There are hundreds of sailing shanties, and there's Christopher Cross's "Sailing" and Jimmy Buffett's "Take It Back" (the best and perhaps only America's Cup rooting song). But nobody sings about the nautical life better than Aiken. He spends much of the year aboard a 42-foot cutter near Chesapeake, Va., and this simple ode to being on the water explains the appeal.
34 VAN LINGLE MUNGO
Dave Frishberg, 1969
It's little more than Frishberg crooning colorful names of ballplayers from the '40s to jazzy piano lines, but it's wonderfully entertaining. (Where else will you hear Max Lanier rhymed with Johnny Vander Meer?) The one discordant note: The song's mellow lilt hardly fits with the hard-drinking and combative Mungo—who, legend has it, once had to be secreted out of a restaurant in Cuba in a laundry bin to avoid an angry husband with a butcher knife.
35 STEWBALL
Leadbelly, 1940
It might have the richest history of any sports song. The tune was originally an English ballad from the 1700s telling the story of an 11-year-old gelding belonging to Lord Godolphin, who sent the horse to Ireland to race an uppity landowner's champion. "Stewball" made its way to America as a slaves' work song. In Leadbelly's version, the iconic bluesman urges underdog-loving horseplayers, "Bet on Stewball, you might win, win, win." A different version was a hit for Peter, Paul and Mary in 1963.

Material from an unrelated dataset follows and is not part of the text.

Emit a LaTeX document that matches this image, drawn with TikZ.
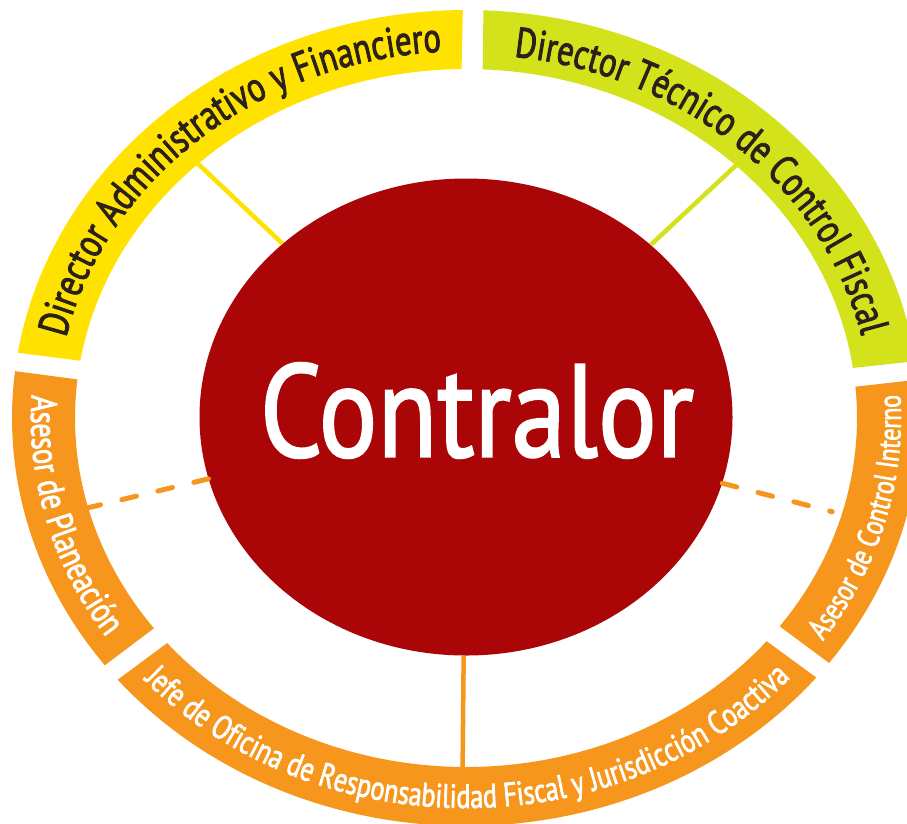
\documentclass[tikz,border=0pt]{standalone}
\usepackage{fontspec}
\setmainfont{PT Sans}
\newfontfamily\condf{PT Sans}[FakeStretch=0.78, FakeBold=2]
\newfontfamily\coref{PT Sans}[FakeStretch=0.83, FakeBold=1.5]
\usetikzlibrary{shapes.geometric,decorations.text}
\definecolor{bandyellow}{HTML}{FFE200}
\definecolor{bandlime}{HTML}{D3E21B}
\definecolor{bandorange}{HTML}{F7961D}
\definecolor{coreRed}{HTML}{AA0507}
\definecolor{labeldark}{HTML}{2A201C}
% #1 colour, #2/#3 outer start/end angle, #4/#5 inner start/end angle
\newcommand{\ringseg}[5]{%
  \fill[#1] (#2:454 and 408) arc[start angle=#2, end angle=#3, x radius=454, y radius=408]
    -- (#5:391 and 349) arc[start angle=#5, end angle=#4, x radius=391, y radius=349] -- cycle;}
\begin{document}
\begin{tikzpicture}[x=1pt,y=1pt,
  core/.style={ellipse, fill=coreRed, minimum width=533pt, minimum height=477pt, inner sep=0pt},
  spoke/.style={line width=4.5pt},
  dashspoke/.style={line width=5pt, line cap=round, dash pattern=on 15pt off 22pt, color=bandorange},
]
\useasboundingbox (0,0) rectangle (907,-823);
\fill[white] (0,0) rectangle (907,-823);
\clip (0,0) rectangle (907,-823);
\begin{scope}[shift={(466,-418)}]
  % ring segments
  \ringseg{bandyellow}{90.4}{170.8}{90.65}{170.55}
  \ringseg{bandorange}{173.4}{217.3}{173.65}{217.05}
  \ringseg{bandorange}{219.9}{320.5}{220.15}{320.25}
  \ringseg{bandorange}{323.1}{365.4}{323.35}{365.15}
  \ringseg{bandlime}{8.0}{87.8}{8.25}{87.55}
  % central node
  \node[core] (ctr) at (0,1) {};
  \node[text=white, font=\coref\fontsize{132}{132}\selectfont, inner sep=0pt] (ctrlabel) at (11,7.5) {Contralor};
  % connector ends on the ring
  \coordinate (admIn) at (133.3:396 and 354);
  \coordinate (tecIn) at (46.3:396 and 354);
  \coordinate (plaIn) at (194.9:391 and 349);
  \coordinate (intIn) at (-16:381 and 340);
  \coordinate (jefIn) at (269.5:396 and 354);
  \draw[spoke, bandyellow] (ctr) -- (admIn);
  \draw[spoke, bandlime] (ctr) -- (tecIn);
  \draw[dashspoke] (ctr) -- (plaIn);
  \draw[dashspoke] (ctr) -- (intIn);
  \draw[spoke, bandorange] (ctr) -- (jefIn);
  % labels along the ring
  \path[decorate, decoration={text along path, text align=center, text color=labeldark,
      text={|\condf\fontsize{42}{42}\selectfont|Director Administrativo y Financiero}}]
    (170.3:410 and 367) arc[start angle=170.3, end angle=90.8, x radius=410, y radius=367];
  \path[decorate, decoration={text along path, text align=center, text color=labeldark,
      text={|\condf\fontsize{42}{42}\selectfont|Director Técnico de Control Fiscal}}]
    (87.4:406 and 364) arc[start angle=87.4, end angle=8.4, x radius=406, y radius=364];
  \path[decorate, decoration={text along path, text align=center, text color=white,
      text={|\condf\fontsize{31}{31}\selectfont|Asesor de Control Interno}}]
    (-36.4:435 and 390) arc[start angle=-36.4, end angle=5.0, x radius=435, y radius=390];
  \path[decorate, decoration={text along path, text align=center, text color=white,
      text={|\condf\fontsize{33.5}{33.5}\selectfont|Jefe de Oficina de Responsabilidad Fiscal y Jurisdicción Coactiva}}]
    (220.3:435 and 390) arc[start angle=220.3, end angle=320.1, x radius=435, y radius=390];
  \path[decorate, decoration={text along path, text align=center, text color=white,
      text={|\condf\fontsize{36.5}{36.5}\selectfont|Asesor de Planeación}}]
    (173.7:435 and 390) arc[start angle=173.7, end angle=217.0, x radius=435, y radius=390];
\end{scope}
\end{tikzpicture}
\end{document}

36 AMERICA'S FAVORITE PASTIME
Todd Snider, 2009
Dock Ellis's 1970 no-hitter on LSD has inspired at least a half dozen songwriters. Barbara Manning and the SF Seals did the trippiest version, in 1993, but Snider, a countryish storyteller from the John Prine school, has the most entertaining. He vividly imagines the day the Pirates' righthander no-hit the Padres after dropping acid ("Taking the mound the ground turned into the icing on a birthday cake. . . ."). Said Snider, "As soon as I heard [about that game] I knew I was going to make a song about it."